其实,充当引爆中亚民族与宗教矛盾的“点火器”的逊尼派瓦哈比教派,早在20世纪初就甘当英国间谍的工具,成功瓦解了奥斯曼土耳其帝国在中东的统治。20世纪80年代,西方又有意识地如法炮制,利用瓦哈比派对付苏联的中亚国家。瓦哈比派的教义基础是通过放弃圣者崇拜和确立质朴风尚,回归宗教原本宗旨,特点是信仰极端狂热,不择手段地消灭政治对手。受到阿宫汗战争扩散和“圣战者”组织壮大的影响,瓦哈比势力也逐渐跨入苏联境内,至90年代初,它们已在有着“中亚枢纽”的费尔干纳盆地建立起据点,其影响辐射到乌兹别克斯坦、塔吉克斯坦等地。起初,瓦哈比分子尚表现出和平的哲学色彩,但暗地里却利用苏联正时兴的“新思维”运动积极扩张势力范围,为达到最终夺权的目的,他们成立严格保密的宗教政治组织,除了意识形态教育,军事培训也是重点项目。

?乌兹别克斯坦的米格-29歼击机

1993年2月部署在塔吉克斯坦吉萨拉机场上的乌军米-8直升机

战端开启

1991年夏末,莫斯科发生震惊世界的“8·19”事件,以亚纳耶夫、亚佐夫为首的紧急状态委员会解除总统戈尔巴乔夫的职务,但这一出于维护苏联体制为初衷的政变仅仅维持几天就失败了,从此克里姆林宫的政令难出宫墙,苏联各加盟共和国的离心倾向愈加公开,国家解体无可挽回。9月9日,塔吉克斯坦最高苏维埃通过《独立法》,宣布继承苏联塔吉克斯坦苏维埃加盟共和国的遗产,从这一刻起,当初被苏联严密压制下的宗教与民族矛盾就如同被打开的潘多拉盒子,一发而不可收拾。由于原加盟共和国总统马克哈莫夫支持紧急状态委员会,所以毫无悬念地被“改革派”轰下台,11月24日,经过竞选上台的新总统纳比耶夫是个优柔寡断的人,他往往出尔反尔,朝令夕改,这正好被反对派所利用。

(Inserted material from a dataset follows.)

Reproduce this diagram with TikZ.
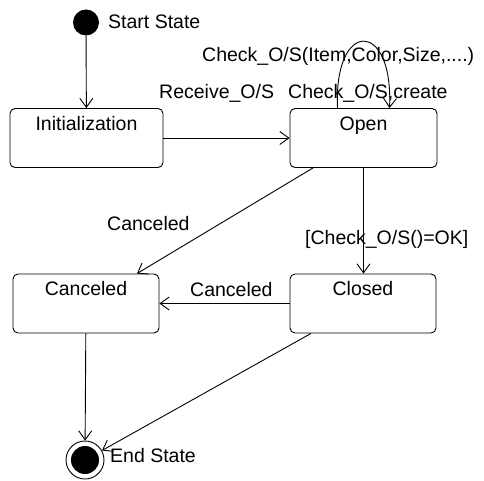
\documentclass[tikz,border=0pt]{standalone}
\usepackage{fontspec}
\setmainfont{Liberation Sans}
\usetikzlibrary{arrows.meta}
\begin{document}
\begin{tikzpicture}[x=1pt,y=-1pt,
  every node/.style={font=\fontsize{19.5}{22}\selectfont},
  statebox/.style={draw, rounded corners=5pt, line width=0.9pt, inner sep=0pt,
    minimum width=150pt, minimum height=59pt},
  trans/.style={line width=0.9pt, -{Straight Barb[length=9pt,width=13pt,line width=0.9pt]}},
  lbl/.style={inner sep=0pt, anchor=base west},
  boxtitle/.style={anchor=base, yshift=-22pt}]
\useasboundingbox (0,0) rectangle (484,481);

% states
\node[circle, fill=black, minimum size=26pt, inner sep=0pt] (start) at (86,22.5) {};
\node[lbl] (startT) at (108,29) {Start State};

\node[statebox, minimum width=153pt, label={[boxtitle]north:Initialization}] (init) at (86.5,138) {};
\node[statebox, minimum width=147pt, label={[boxtitle]north:Open}] (open) at (363.5,138) {};
\node[statebox, minimum width=146pt, label={[boxtitle]north:Canceled}] (canc) at (86,303.5) {};
\node[statebox, minimum width=146pt, label={[boxtitle]north:Closed}] (closed) at (363,303.5) {};

\node[circle, draw, line width=0.9pt, minimum size=38pt, inner sep=0pt] (end) at (85,460) {};
\fill (end.center) circle (14);
\node[lbl] (endT) at (110,462) {End State};

% transition labels
\node[lbl] (loopT) at (202,62) {Check\_O/S(Item,Color,Size,....)};
\node[lbl] (recvT) at (159,99) {Receive\_O/S};
\node[lbl] (createT) at (288,99) {Check\_O/S,create};
\node[lbl] (cancT1) at (107,230) {Canceled};
\node[lbl] (okT) at (305,244) {[Check\_O/S()=OK]};
\node[lbl] (cancT2) at (190,296) {Canceled};

% transitions
\coordinate (loopL) at ([xshift=-26pt]open.north);
\coordinate (loopR) at ([xshift=26pt]open.north);
\draw[trans] (start) -- (init);
\draw[trans] (init) -- (open);
\draw[trans] (loopL) .. controls +(-4,-89) and +(4,-89) .. (loopR);
\draw[trans] ([xshift=-50.5pt]open.south) -- ([xshift=51pt]canc.north);
\draw[trans] (open.south) -- (open.south |- closed.north);
\draw[trans] (closed) -- (canc);
\draw[trans] (canc) -- (end);
\draw[trans] ([xshift=-52pt]closed.south) -- (end);
\end{tikzpicture}
\end{document}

以马哈茂德·沙里夫·希马佐达为首的塔吉克斯坦伊斯兰复兴党在反对派联盟中发挥着主导作用,该党得到阿宫汗“圣战者”、英美非政府组织(NGO)乃至阿拉伯君主国的全力支持,其主办的机关报《复兴报》的影响力甚至超过国家喉舌。他们有明确的夺权路线图,从一般的宣传性宗教布道,再到筹建武装,实现对个别地区的“隐性控制”,继而将这种控制转变为国家制度和政府机构。1992年3月和4月,复兴党连续发起多场群众集会和示威,迫使纳比耶夫总统同意组建“民族和解政府”,反对派人士占据其中三分之一的席位,其中复兴党副主席乌斯莫恩当上副总理。那段时间里,政府内的世俗派政党没有统一的行动纲领,任由复兴党等宗教派别为所欲为。9月,权力被架空的纳比耶夫无奈辞职,以复兴党为代表的宗教反对派取得临时执政地位,他们大肆推行民族压迫政策,对亲俄和支持世俗制度的霍占特、法里亚博等地部族采取镇压态势,还坚持要把苏联解体后仍留驻塔境内的少量俄军赶走,很快全国范围的内战成型了。

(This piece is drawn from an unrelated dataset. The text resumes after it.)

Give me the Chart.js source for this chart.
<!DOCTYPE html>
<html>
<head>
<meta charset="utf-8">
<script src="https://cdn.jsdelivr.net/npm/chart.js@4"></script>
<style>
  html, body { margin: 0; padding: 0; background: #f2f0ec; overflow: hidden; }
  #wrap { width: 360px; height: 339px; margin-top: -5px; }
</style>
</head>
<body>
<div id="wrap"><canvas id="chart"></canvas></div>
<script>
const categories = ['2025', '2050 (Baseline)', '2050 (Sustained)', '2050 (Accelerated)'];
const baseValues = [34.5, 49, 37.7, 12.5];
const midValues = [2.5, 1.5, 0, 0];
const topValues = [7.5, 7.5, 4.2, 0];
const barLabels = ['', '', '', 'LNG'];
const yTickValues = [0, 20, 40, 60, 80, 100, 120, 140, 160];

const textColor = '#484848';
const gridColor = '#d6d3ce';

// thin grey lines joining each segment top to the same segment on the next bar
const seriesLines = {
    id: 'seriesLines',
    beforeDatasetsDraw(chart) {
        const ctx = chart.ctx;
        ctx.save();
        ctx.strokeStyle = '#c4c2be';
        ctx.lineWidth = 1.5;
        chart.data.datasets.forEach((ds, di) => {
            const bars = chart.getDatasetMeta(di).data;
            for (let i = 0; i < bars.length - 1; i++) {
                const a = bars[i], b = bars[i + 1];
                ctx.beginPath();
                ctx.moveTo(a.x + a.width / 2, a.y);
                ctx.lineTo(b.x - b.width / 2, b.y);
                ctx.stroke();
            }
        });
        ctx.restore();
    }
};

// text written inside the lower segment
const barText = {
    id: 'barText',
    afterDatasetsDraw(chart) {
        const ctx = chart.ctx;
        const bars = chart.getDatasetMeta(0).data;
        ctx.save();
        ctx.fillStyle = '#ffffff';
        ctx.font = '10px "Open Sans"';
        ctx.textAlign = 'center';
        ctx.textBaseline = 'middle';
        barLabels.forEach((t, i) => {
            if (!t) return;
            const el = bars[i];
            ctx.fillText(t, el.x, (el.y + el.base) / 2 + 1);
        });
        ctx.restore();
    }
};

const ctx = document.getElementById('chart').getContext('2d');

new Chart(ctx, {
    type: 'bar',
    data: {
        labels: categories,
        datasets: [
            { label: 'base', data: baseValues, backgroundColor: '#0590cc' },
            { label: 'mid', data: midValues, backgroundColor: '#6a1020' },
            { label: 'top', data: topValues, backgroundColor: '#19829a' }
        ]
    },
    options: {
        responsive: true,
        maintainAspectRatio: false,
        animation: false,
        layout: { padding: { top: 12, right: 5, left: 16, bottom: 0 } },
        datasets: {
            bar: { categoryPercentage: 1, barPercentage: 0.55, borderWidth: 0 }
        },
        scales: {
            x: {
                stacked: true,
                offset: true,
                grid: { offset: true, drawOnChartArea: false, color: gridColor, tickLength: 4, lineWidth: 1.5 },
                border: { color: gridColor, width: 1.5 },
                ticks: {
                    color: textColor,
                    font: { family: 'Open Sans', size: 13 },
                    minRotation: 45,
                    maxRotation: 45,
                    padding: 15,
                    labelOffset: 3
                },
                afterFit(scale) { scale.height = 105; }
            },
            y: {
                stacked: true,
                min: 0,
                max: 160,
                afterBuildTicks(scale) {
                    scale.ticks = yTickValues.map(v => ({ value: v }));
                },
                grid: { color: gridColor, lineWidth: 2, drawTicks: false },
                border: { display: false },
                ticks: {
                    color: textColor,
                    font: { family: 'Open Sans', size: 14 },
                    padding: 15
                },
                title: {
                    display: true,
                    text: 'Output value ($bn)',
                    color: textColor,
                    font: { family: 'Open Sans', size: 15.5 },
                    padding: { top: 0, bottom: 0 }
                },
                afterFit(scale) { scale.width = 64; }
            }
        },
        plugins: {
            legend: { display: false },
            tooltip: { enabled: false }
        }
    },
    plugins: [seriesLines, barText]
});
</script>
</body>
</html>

乌空军的俄罗斯族飞行员在苏-27歼击机前合影,请注意机身上仍喷涂着苏联空军的标志

面对混乱的塔吉克斯坦局势,邻近的俄罗斯和乌兹别克斯坦两国决心寻找“塔国内的健康力量”,以避免“祸水外流”。在俄乌政府的撮合下,厌恶复兴党的北方列宁纳巴德州人民运动与南方的法里亚博集团组成“人民阵线”,来自北方的肯扎耶夫出任主席,而来自南方的原国营农场主席拉赫莫诺夫(现改名拉赫蒙)担任战地指挥员,全权领导反对复兴党的武装斗争。12月,人民阵线的队伍高举红旗向杜尚别进军,与得到阿富汗“圣战者”、波罗的海雇佣军、车臣武装乃至阿拉伯军事教官助战的复兴党武装展开血战。在短暂的战争中,乌兹别克斯坦空军率先出现在塔上空,他们只在乌境内的科凯德机场起降,那里早在阿富汗战争期间就成为重要的军事枢纽。虽然号称“乌兹别克斯坦空军”,但实际是被乌政府接收的原苏联空军在土耳其斯坦军区的部队,在这里需要说明的是,乌总统卡里莫夫是个厚道人,他没有强行要求俄籍空军人员留下来,而是允许他们自己选择离开还是留下,同时还与他们签订继续服役的合同,一旦他们在俄罗斯找好新的服役地点或工作单位后即可立即解除合同,但在离开前必须为乌空军效力。这一点也可以理解,因为乌空军几乎没有几个本民族的飞行员。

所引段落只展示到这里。